### [What the task requires]
Find how many lines of the listing below include the word "matplotlib", then report the number by itself.

>> begin Records supplied

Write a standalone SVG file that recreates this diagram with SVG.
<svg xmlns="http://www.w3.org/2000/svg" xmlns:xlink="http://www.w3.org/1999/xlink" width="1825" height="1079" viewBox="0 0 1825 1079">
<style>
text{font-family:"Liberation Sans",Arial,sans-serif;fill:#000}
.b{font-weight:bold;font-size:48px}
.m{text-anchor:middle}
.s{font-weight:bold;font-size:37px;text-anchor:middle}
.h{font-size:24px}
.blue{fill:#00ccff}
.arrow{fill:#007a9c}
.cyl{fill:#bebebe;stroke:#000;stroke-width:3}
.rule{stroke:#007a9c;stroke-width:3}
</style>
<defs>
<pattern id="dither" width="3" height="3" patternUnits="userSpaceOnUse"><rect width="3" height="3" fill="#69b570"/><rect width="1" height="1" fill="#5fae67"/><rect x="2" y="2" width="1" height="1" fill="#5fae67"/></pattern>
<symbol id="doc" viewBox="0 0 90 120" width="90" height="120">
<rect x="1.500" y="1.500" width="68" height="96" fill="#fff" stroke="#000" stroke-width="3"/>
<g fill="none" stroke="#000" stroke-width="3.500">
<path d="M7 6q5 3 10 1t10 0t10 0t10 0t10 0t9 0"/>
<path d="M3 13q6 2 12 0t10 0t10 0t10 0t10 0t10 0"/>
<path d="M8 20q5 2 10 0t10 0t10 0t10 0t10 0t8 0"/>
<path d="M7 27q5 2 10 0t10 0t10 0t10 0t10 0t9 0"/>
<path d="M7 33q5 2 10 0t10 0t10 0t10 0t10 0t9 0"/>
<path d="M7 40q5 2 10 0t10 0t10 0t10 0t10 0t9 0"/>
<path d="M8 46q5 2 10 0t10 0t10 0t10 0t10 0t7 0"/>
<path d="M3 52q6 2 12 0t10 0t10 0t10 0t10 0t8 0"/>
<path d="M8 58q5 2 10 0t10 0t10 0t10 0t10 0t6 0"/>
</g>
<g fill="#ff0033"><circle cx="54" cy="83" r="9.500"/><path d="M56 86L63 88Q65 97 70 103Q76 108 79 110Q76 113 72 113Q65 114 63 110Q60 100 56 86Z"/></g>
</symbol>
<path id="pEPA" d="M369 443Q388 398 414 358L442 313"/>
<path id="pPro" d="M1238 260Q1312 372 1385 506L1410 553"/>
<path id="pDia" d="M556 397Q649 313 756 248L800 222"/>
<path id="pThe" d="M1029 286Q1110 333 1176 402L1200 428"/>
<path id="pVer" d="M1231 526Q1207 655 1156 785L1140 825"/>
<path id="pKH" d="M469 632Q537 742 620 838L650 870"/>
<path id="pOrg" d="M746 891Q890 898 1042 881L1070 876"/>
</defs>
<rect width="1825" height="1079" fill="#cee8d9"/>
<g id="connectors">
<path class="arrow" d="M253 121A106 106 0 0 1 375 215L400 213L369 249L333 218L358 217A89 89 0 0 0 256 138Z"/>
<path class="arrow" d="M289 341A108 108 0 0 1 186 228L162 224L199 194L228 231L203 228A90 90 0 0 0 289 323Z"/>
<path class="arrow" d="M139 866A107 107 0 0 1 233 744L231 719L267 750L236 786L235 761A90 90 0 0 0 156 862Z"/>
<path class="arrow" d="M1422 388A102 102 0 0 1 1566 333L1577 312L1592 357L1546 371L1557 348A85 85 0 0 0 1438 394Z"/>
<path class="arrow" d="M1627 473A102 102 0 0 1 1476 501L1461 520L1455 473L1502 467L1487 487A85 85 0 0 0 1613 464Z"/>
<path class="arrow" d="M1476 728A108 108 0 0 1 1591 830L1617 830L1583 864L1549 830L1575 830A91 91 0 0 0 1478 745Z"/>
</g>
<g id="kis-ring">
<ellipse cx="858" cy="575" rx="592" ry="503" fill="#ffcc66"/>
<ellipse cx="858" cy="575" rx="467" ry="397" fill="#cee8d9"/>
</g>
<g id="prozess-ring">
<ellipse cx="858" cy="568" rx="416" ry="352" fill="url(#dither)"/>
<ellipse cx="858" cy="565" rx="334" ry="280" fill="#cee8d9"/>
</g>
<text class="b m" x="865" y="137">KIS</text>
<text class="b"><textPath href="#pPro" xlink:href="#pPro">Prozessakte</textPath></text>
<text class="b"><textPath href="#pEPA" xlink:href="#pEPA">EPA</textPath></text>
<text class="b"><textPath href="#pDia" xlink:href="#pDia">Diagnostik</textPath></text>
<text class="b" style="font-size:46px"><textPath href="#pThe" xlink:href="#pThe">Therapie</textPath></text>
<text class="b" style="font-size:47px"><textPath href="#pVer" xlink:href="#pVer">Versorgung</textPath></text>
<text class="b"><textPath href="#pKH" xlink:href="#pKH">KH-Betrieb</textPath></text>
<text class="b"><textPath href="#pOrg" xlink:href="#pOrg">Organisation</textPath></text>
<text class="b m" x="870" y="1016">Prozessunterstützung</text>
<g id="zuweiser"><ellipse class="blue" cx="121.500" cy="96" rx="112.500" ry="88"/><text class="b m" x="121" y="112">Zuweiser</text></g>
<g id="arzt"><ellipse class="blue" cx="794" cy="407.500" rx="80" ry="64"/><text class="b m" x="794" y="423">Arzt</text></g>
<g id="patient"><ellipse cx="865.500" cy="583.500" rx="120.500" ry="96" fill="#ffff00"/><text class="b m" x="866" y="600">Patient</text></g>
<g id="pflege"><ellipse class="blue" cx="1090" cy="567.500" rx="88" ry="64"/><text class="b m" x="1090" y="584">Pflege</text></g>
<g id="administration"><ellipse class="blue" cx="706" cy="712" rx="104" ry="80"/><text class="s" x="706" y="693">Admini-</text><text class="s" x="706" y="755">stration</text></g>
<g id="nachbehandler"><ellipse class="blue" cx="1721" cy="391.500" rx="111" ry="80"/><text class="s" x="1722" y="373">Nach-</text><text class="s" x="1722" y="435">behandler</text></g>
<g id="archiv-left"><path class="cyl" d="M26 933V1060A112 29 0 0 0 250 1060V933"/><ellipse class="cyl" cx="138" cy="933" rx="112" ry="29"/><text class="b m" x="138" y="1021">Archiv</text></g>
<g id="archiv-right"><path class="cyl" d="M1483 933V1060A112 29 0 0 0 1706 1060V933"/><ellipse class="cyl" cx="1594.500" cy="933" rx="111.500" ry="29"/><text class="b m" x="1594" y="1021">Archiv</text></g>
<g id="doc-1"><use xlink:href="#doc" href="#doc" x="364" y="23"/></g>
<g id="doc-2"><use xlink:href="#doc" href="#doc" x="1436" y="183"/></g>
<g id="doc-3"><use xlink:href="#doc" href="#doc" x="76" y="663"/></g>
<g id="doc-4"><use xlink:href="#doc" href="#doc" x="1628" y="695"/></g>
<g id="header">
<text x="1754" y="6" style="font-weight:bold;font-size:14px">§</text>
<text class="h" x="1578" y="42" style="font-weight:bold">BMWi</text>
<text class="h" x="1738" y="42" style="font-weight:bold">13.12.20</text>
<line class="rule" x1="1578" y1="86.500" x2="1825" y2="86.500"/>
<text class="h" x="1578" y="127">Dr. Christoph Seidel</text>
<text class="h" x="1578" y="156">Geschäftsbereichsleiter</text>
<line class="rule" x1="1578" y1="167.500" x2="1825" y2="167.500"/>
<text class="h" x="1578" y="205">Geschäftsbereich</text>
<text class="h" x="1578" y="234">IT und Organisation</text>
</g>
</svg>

>> end Records supplied
>> begin Records supplied

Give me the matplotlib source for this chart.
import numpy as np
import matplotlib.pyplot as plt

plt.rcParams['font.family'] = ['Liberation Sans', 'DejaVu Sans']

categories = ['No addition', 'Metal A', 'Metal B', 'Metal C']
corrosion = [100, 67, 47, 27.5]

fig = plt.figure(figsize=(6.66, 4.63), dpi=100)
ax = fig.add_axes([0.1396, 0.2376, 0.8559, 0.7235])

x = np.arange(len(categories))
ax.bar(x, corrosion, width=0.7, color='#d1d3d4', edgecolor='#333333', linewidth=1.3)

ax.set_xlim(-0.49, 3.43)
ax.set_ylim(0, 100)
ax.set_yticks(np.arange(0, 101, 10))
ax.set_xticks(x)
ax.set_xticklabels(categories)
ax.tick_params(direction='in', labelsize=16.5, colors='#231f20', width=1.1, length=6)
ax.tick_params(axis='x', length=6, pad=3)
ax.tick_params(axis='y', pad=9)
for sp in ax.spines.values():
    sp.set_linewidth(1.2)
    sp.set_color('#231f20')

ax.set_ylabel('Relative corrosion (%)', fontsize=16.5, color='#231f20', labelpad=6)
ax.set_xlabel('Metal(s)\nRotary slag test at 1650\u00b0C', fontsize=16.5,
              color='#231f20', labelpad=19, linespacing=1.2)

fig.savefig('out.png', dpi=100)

>> end Records supplied

### [Complete answer]
2